We don’t want government employees to just make things up as they go along. In theory if not always in practice, we expect that our government will create rules that we can see and follow those rules reliably. The hallmark of government is consistency, and that makes blockchain technology perfect for government.
For instance, no matter where I live, I need a license from my government to drive a car, under a consistent standard established by law and policy. The government employees who verify that I meet that standard follow the same procedures for me as they did for the person before me and the person who comes next.
It’s so important to us that our government functions consistently and predictably that we create multiple layers of review… supervisors, auditors, courts, legislative committees and various sunshine laws… so that we can check and re-check the work that the government does on our behalf. These all verify that the government is using three key elements: 1) shared facts and 2) published rules that are 3) consistently executed. Blockchain operates on these same three elements.
As politicians love to say to each other, “everyone is entitled to their own opinion, but not their own facts.” For my child to attend a public school I must prove that I live within that school’s boundary area. This amounts to the school district and I agreeing to the shared fact of my place of residence, usually by referencing information stored in a third system such as a utility or leasing company database. Blockchain works in the same way. The parties, using multiple forms of assurance, agree that the blockchain ledger has integrity. This allows them to reference that information with confidence.
People everywhere want their government to publish its laws and policies. What is the voting age? Am I required to serve in the military? What is the fine for parking where I shouldn’t?
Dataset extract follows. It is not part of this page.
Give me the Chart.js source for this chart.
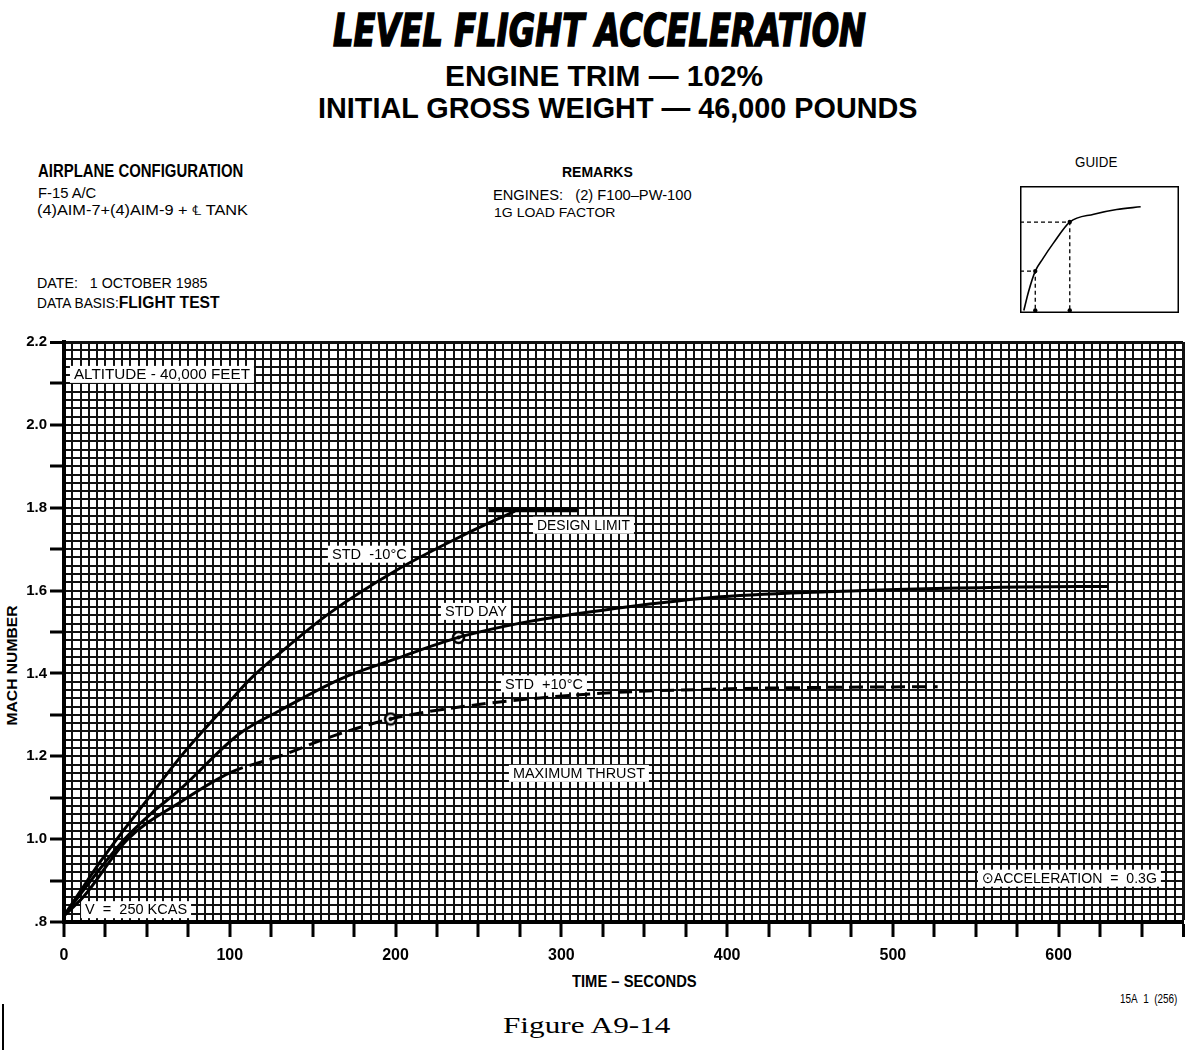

A blockchain-based system always publishes its rules in a form called a “smart contract”. Just as I expect that the laws and policies governing my city are available to review, those smart contracts are available for review. The rules cannot be changed or bypassed without notifying all stakeholders, so there is never any question what the rule is (or was at a prior time).
Even when we don’t like the rules, we want to know that they are carried out the same way every time for everyone. We don’t want Wilma to pay a different sales tax than Fred when buying the same item. Because blockchain smart contracts execute the same way, every time, we know that they are applied the same way every time. Even better, blockchain protects every transaction record in a way that can’t be tampered with and can make those records available (appropriately) for inspection to those supervisors, auditors, legislators, judges and citizens.
Many governments are finding ways to reach new levels of auditability, accountability, and transparency using blockchain technologies. Across the world, governments are using or exploring blockchain for identity documents, vehicle registration, business licensing, benefits, education records, and COVID test results. The World Economic Forum recommends blockchain for public procurement, land title registries, electronic voting, corporate registries, and grant disbursements. The reason is simple… blockchain by its nature does what governments at all levels, in all nations, need to do: operate on a set of shared facts and published rules that are consistently executed.